• [SHORT EXERCISE]: How many of the lines contain the string "React"? Give the number, with no other words.

|---|

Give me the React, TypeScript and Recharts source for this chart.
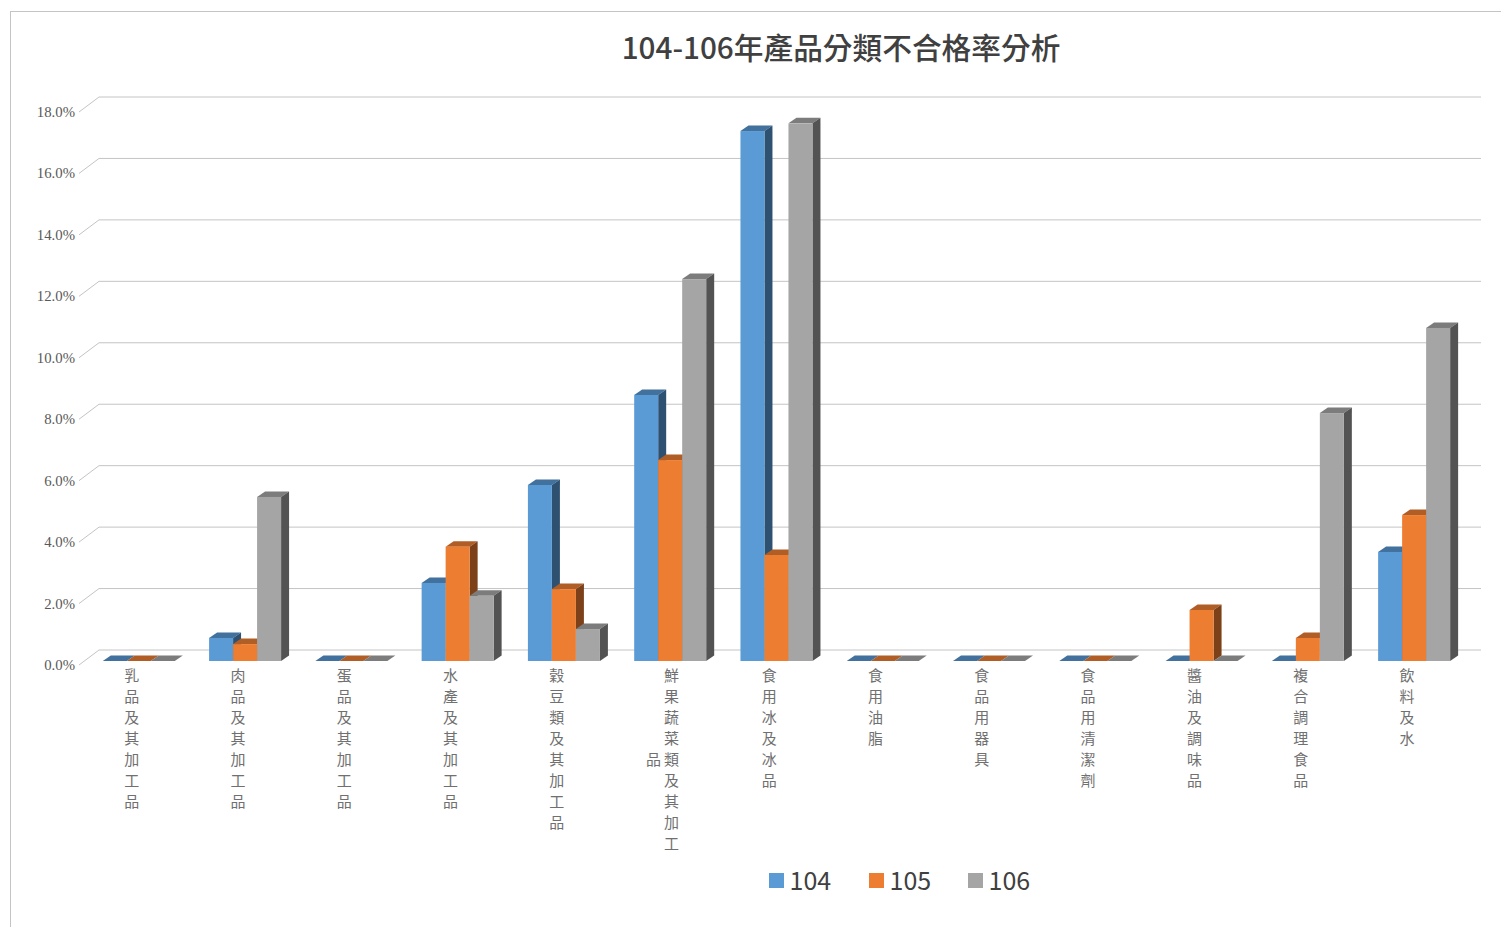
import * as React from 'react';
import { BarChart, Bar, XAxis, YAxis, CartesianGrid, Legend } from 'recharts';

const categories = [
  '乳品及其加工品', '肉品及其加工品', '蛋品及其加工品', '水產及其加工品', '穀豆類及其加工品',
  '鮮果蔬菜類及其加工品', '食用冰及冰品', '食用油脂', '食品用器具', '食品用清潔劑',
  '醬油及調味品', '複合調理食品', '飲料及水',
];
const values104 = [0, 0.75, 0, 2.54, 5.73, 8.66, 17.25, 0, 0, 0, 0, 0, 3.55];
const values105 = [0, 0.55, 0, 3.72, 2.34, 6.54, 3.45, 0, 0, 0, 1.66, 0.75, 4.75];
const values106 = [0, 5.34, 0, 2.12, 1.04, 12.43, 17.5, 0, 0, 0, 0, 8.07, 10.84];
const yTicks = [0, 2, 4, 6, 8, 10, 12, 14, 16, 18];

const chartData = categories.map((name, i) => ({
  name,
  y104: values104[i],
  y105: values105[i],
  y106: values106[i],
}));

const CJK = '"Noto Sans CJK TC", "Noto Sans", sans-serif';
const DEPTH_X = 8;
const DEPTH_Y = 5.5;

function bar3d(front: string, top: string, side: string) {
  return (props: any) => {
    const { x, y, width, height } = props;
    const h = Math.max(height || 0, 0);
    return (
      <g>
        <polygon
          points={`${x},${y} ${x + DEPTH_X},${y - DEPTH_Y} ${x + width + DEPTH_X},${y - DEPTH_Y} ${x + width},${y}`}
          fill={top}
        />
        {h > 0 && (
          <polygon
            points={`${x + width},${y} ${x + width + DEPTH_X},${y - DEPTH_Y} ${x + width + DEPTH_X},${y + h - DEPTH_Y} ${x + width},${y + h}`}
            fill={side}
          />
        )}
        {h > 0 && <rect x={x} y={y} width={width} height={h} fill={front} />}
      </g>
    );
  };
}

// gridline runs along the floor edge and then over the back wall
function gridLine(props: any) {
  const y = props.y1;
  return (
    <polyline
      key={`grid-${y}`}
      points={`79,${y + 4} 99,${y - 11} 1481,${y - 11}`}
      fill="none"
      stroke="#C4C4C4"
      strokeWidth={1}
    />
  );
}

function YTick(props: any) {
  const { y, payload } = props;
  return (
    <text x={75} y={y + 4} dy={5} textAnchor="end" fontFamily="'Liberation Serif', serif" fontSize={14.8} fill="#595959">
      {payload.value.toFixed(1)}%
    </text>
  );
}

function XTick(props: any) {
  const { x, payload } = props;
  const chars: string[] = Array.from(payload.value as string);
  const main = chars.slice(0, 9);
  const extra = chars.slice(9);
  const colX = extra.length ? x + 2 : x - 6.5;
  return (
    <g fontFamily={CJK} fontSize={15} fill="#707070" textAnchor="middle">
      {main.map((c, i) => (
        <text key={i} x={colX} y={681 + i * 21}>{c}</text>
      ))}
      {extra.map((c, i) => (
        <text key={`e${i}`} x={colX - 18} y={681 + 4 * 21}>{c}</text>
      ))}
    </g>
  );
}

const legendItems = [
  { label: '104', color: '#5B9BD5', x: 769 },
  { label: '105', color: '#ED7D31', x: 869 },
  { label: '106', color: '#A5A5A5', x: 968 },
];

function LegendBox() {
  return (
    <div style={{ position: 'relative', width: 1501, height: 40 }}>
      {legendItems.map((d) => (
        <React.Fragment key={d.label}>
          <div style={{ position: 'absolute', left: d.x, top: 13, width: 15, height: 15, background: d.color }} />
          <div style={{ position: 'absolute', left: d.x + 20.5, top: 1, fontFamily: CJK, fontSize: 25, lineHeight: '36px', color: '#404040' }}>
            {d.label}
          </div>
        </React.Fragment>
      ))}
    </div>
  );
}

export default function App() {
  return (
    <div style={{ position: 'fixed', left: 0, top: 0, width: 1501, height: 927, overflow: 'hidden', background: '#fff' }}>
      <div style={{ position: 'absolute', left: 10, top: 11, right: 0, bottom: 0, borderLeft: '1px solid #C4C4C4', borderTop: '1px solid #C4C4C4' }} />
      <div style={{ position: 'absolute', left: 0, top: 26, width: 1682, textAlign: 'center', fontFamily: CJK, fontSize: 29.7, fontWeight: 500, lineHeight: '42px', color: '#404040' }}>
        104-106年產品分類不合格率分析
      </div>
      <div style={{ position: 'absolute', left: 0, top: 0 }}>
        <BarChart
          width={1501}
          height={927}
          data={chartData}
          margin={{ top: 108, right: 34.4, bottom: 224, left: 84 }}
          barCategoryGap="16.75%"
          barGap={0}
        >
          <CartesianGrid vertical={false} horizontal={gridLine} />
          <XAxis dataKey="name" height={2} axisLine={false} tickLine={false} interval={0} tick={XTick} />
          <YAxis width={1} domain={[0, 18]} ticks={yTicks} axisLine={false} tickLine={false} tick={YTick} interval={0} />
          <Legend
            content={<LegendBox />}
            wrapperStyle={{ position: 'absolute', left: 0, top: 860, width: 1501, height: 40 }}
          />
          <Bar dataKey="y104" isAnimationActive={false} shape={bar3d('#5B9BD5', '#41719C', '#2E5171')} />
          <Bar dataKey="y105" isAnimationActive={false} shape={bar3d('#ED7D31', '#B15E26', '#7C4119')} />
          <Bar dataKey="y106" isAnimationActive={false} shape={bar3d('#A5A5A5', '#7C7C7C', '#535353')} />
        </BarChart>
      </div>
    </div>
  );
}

|---|

• [ANSWER BELOW]: 4